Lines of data
-------
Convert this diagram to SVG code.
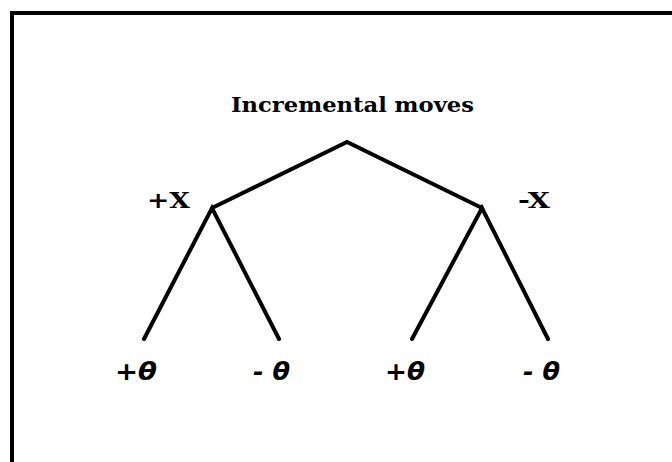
<svg xmlns="http://www.w3.org/2000/svg" width="672" height="462" viewBox="0 0 672 462">
<style>
.e{stroke:#000;stroke-width:4;stroke-linecap:round;fill:none}
.t{font-family:"DejaVu Serif",serif;font-weight:bold;fill:#000}
.th{font-family:"DejaVu Sans",sans-serif;font-weight:bold;font-style:italic;font-size:24px;fill:#000}
</style>
<rect width="672" height="462" fill="#fff"/>
<path d="M12,462 V13 H672" stroke="#000" stroke-width="4" fill="none"/>
<text class="t" x="231" y="112" font-size="21" textLength="243" lengthAdjust="spacingAndGlyphs">Incremental moves</text>
<g id="connectors">
<path class="e" d="M212,208 L347,142 L482,208"/>
<path class="e" d="M144,339 L212,208 L279,339"/>
<path class="e" d="M412,339 L482,208 L548,339"/>
</g>
<g id="nx_plus"><text class="t" x="147" y="208" font-size="22" textLength="43" lengthAdjust="spacingAndGlyphs">+X</text></g>
<g id="nx_minus"><text class="t" x="518" y="208" font-size="22" textLength="32" lengthAdjust="spacingAndGlyphs">-X</text></g>
<g id="l1"><text class="th" x="115" y="380" textLength="42" lengthAdjust="spacingAndGlyphs">+θ</text></g>
<g id="l2"><text class="th" x="253" y="380" textLength="37" lengthAdjust="spacingAndGlyphs">- θ</text></g>
<g id="l3"><text class="th" x="385" y="380" textLength="40" lengthAdjust="spacingAndGlyphs">+θ</text></g>
<g id="l4"><text class="th" x="523" y="380" textLength="37" lengthAdjust="spacingAndGlyphs">- θ</text></g>
</svg>
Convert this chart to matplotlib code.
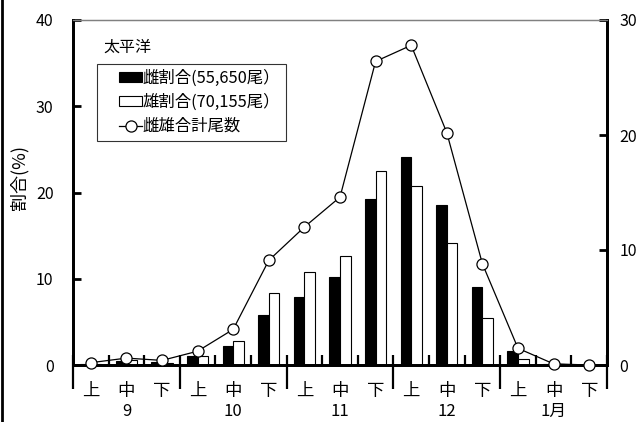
import matplotlib
matplotlib.use("Agg")
import matplotlib.pyplot as plt
from matplotlib.lines import Line2D
from matplotlib.patches import Rectangle
from matplotlib.legend_handler import HandlerPatch, HandlerLine2D
from matplotlib.ticker import FixedLocator
import numpy as np

plt.rcParams['font.family'] = ['Noto Sans CJK JP', 'DejaVu Sans']

# data
periods = ["上", "中", "下"] * 5
months = ["9", "10", "11", "12", "1月"]
female_pct = [0.1, 0.5, 0.3, 1.0, 2.2, 5.8, 7.9, 10.2, 19.2, 24.1, 18.6, 9.1, 1.6, 0.1, 0.0]
male_pct = [0.1, 0.6, 0.2, 1.0, 2.8, 8.4, 10.8, 12.6, 22.5, 20.7, 14.2, 5.4, 0.7, 0.1, 0.0]
total_count = [0.2, 0.6, 0.4, 1.2, 3.1, 9.1, 12.0, 14.6, 26.4, 27.8, 20.2, 8.8, 1.45, 0.1, 0.0]
female_label = "雌割合(55,650尾）"
male_label = "雄割合(70,155尾）"
total_label = "雌雄合計尾数"

fig = plt.figure(figsize=(6.43, 4.22), dpi=100)
ax = fig.add_axes([73/643, 1-365/422, 534/643, 345/422])
ax2 = ax.twinx()

n = len(periods)
x = np.arange(n) + 0.5
w = 0.3

ax.bar(x - w/2, female_pct, width=w, color="black", edgecolor="black", lw=0.8, zorder=2)
ax.bar(x + w/2, male_pct, width=w, color="white", edgecolor="black", lw=0.8, zorder=2)
line, = ax2.plot(x, total_count, color="black", lw=0.9, marker="o", ms=8, mfc="white", mec="black",
                 mew=0.9, clip_on=False, zorder=3)

ax.set_xlim(0, n)
ax.set_ylim(0, 40)
ax2.set_ylim(0, 30)

ax.set_yticks([0, 10, 20, 30, 40])
ax2.set_yticks([0, 10, 20, 30])
ax.tick_params(axis="y", direction="in", length=6, width=2, labelsize=11.5, pad=14)
ax2.tick_params(axis="y", direction="in", length=6, width=2, labelsize=11.5, pad=9)

# x ticks: upward at every boundary, downward at month boundaries
ax.xaxis.set_major_locator(FixedLocator([0, 3, 6, 9, 12, 15]))
ax.xaxis.set_minor_locator(FixedLocator(list(range(0, 16))))
ax.xaxis.remove_overlapping_locs = False
ax.tick_params(axis="x", which="major", direction="out", length=17, width=1.6, labelbottom=False)
ax.tick_params(axis="x", which="minor", direction="in", length=7, width=1.6)

for a in (ax, ax2):
    a.spines["top"].set_color("#808080")
    a.spines["top"].set_linewidth(0.9)
    a.spines["left"].set_linewidth(2)
    a.spines["right"].set_linewidth(2)
    a.spines["bottom"].set_linewidth(2)

tr = ax.get_xaxis_transform()
for i, p in enumerate(periods):
    ax.text(x[i], -0.0754, p, transform=tr, ha="center", va="center", fontsize=12.5)
for j, m in enumerate(months):
    ax.text(3*j + 1.5, -0.136, m, transform=tr, ha="center", va="center", fontsize=12)

fig.text(19/643, 1-178/422, "割合(%)", fontsize=13, rotation=90, ha="center", va="center")

fig.text(103/643, 1-47/422, "太平洋", fontsize=11.5, ha="left", va="center")

h_f = Rectangle((0, 0), 1, 1, facecolor="black", edgecolor="black", lw=0.8)
h_m = Rectangle((0, 0), 1, 1, facecolor="white", edgecolor="black", lw=0.8)
hmap = {Rectangle: HandlerPatch(xpad=1.0), Line2D: HandlerLine2D(xpad=1.0)}
leg = ax.legend([h_f, h_m, line], [female_label, male_label, total_label],
                handler_map=hmap, loc="upper left", bbox_to_anchor=(24/534, 1-44/345),
                fontsize=11.8, frameon=True, fancybox=False, edgecolor="black",
                handlelength=2.4, handleheight=0.55, handletextpad=0.05, labelspacing=0.42,
                borderpad=0.35, borderaxespad=0)
leg.get_frame().set_linewidth(0.8)

fig.add_artist(Line2D([2/643, 2/643], [0, 1], transform=fig.transFigure, color="black", lw=2))

fig.savefig("out.png", dpi=100)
-------
■ **Problem to work on**:
Omit the pictures and output all of the other material exactly.

■ **Task response**:
Convert this diagram to SVG code.
<svg xmlns="http://www.w3.org/2000/svg" width="672" height="462" viewBox="0 0 672 462">
<style>
.e{stroke:#000;stroke-width:4;stroke-linecap:round;fill:none}
.t{font-family:"DejaVu Serif",serif;font-weight:bold;fill:#000}
.th{font-family:"DejaVu Sans",sans-serif;font-weight:bold;font-style:italic;font-size:24px;fill:#000}
</style>
<rect width="672" height="462" fill="#fff"/>
<path d="M12,462 V13 H672" stroke="#000" stroke-width="4" fill="none"/>
<text class="t" x="231" y="112" font-size="21" textLength="243" lengthAdjust="spacingAndGlyphs">Incremental moves</text>
<g id="connectors">
<path class="e" d="M212,208 L347,142 L482,208"/>
<path class="e" d="M144,339 L212,208 L279,339"/>
<path class="e" d="M412,339 L482,208 L548,339"/>
</g>
<g id="nx_plus"><text class="t" x="147" y="208" font-size="22" textLength="43" lengthAdjust="spacingAndGlyphs">+X</text></g>
<g id="nx_minus"><text class="t" x="518" y="208" font-size="22" textLength="32" lengthAdjust="spacingAndGlyphs">-X</text></g>
<g id="l1"><text class="th" x="115" y="380" textLength="42" lengthAdjust="spacingAndGlyphs">+θ</text></g>
<g id="l2"><text class="th" x="253" y="380" textLength="37" lengthAdjust="spacingAndGlyphs">- θ</text></g>
<g id="l3"><text class="th" x="385" y="380" textLength="40" lengthAdjust="spacingAndGlyphs">+θ</text></g>
<g id="l4"><text class="th" x="523" y="380" textLength="37" lengthAdjust="spacingAndGlyphs">- θ</text></g>
</svg>
Convert this chart to matplotlib code.
import matplotlib
matplotlib.use("Agg")
import matplotlib.pyplot as plt
from matplotlib.lines import Line2D
from matplotlib.patches import Rectangle
from matplotlib.legend_handler import HandlerPatch, HandlerLine2D
from matplotlib.ticker import FixedLocator
import numpy as np

plt.rcParams['font.family'] = ['Noto Sans CJK JP', 'DejaVu Sans']

# data
periods = ["上", "中", "下"] * 5
months = ["9", "10", "11", "12", "1月"]
female_pct = [0.1, 0.5, 0.3, 1.0, 2.2, 5.8, 7.9, 10.2, 19.2, 24.1, 18.6, 9.1, 1.6, 0.1, 0.0]
male_pct = [0.1, 0.6, 0.2, 1.0, 2.8, 8.4, 10.8, 12.6, 22.5, 20.7, 14.2, 5.4, 0.7, 0.1, 0.0]
total_count = [0.2, 0.6, 0.4, 1.2, 3.1, 9.1, 12.0, 14.6, 26.4, 27.8, 20.2, 8.8, 1.45, 0.1, 0.0]
female_label = "雌割合(55,650尾）"
male_label = "雄割合(70,155尾）"
total_label = "雌雄合計尾数"

fig = plt.figure(figsize=(6.43, 4.22), dpi=100)
ax = fig.add_axes([73/643, 1-365/422, 534/643, 345/422])
ax2 = ax.twinx()

n = len(periods)
x = np.arange(n) + 0.5
w = 0.3

ax.bar(x - w/2, female_pct, width=w, color="black", edgecolor="black", lw=0.8, zorder=2)
ax.bar(x + w/2, male_pct, width=w, color="white", edgecolor="black", lw=0.8, zorder=2)
line, = ax2.plot(x, total_count, color="black", lw=0.9, marker="o", ms=8, mfc="white", mec="black",
                 mew=0.9, clip_on=False, zorder=3)

ax.set_xlim(0, n)
ax.set_ylim(0, 40)
ax2.set_ylim(0, 30)

ax.set_yticks([0, 10, 20, 30, 40])
ax2.set_yticks([0, 10, 20, 30])
ax.tick_params(axis="y", direction="in", length=6, width=2, labelsize=11.5, pad=14)
ax2.tick_params(axis="y", direction="in", length=6, width=2, labelsize=11.5, pad=9)

# x ticks: upward at every boundary, downward at month boundaries
ax.xaxis.set_major_locator(FixedLocator([0, 3, 6, 9, 12, 15]))
ax.xaxis.set_minor_locator(FixedLocator(list(range(0, 16))))
ax.xaxis.remove_overlapping_locs = False
ax.tick_params(axis="x", which="major", direction="out", length=17, width=1.6, labelbottom=False)
ax.tick_params(axis="x", which="minor", direction="in", length=7, width=1.6)

for a in (ax, ax2):
    a.spines["top"].set_color("#808080")
    a.spines["top"].set_linewidth(0.9)
    a.spines["left"].set_linewidth(2)
    a.spines["right"].set_linewidth(2)
    a.spines["bottom"].set_linewidth(2)

tr = ax.get_xaxis_transform()
for i, p in enumerate(periods):
    ax.text(x[i], -0.0754, p, transform=tr, ha="center", va="center", fontsize=12.5)
for j, m in enumerate(months):
    ax.text(3*j + 1.5, -0.136, m, transform=tr, ha="center", va="center", fontsize=12)

fig.text(19/643, 1-178/422, "割合(%)", fontsize=13, rotation=90, ha="center", va="center")

fig.text(103/643, 1-47/422, "太平洋", fontsize=11.5, ha="left", va="center")

h_f = Rectangle((0, 0), 1, 1, facecolor="black", edgecolor="black", lw=0.8)
h_m = Rectangle((0, 0), 1, 1, facecolor="white", edgecolor="black", lw=0.8)
hmap = {Rectangle: HandlerPatch(xpad=1.0), Line2D: HandlerLine2D(xpad=1.0)}
leg = ax.legend([h_f, h_m, line], [female_label, male_label, total_label],
                handler_map=hmap, loc="upper left", bbox_to_anchor=(24/534, 1-44/345),
                fontsize=11.8, frameon=True, fancybox=False, edgecolor="black",
                handlelength=2.4, handleheight=0.55, handletextpad=0.05, labelspacing=0.42,
                borderpad=0.35, borderaxespad=0)
leg.get_frame().set_linewidth(0.8)

fig.add_artist(Line2D([2/643, 2/643], [0, 1], transform=fig.transFigure, color="black", lw=2))

fig.savefig("out.png", dpi=100)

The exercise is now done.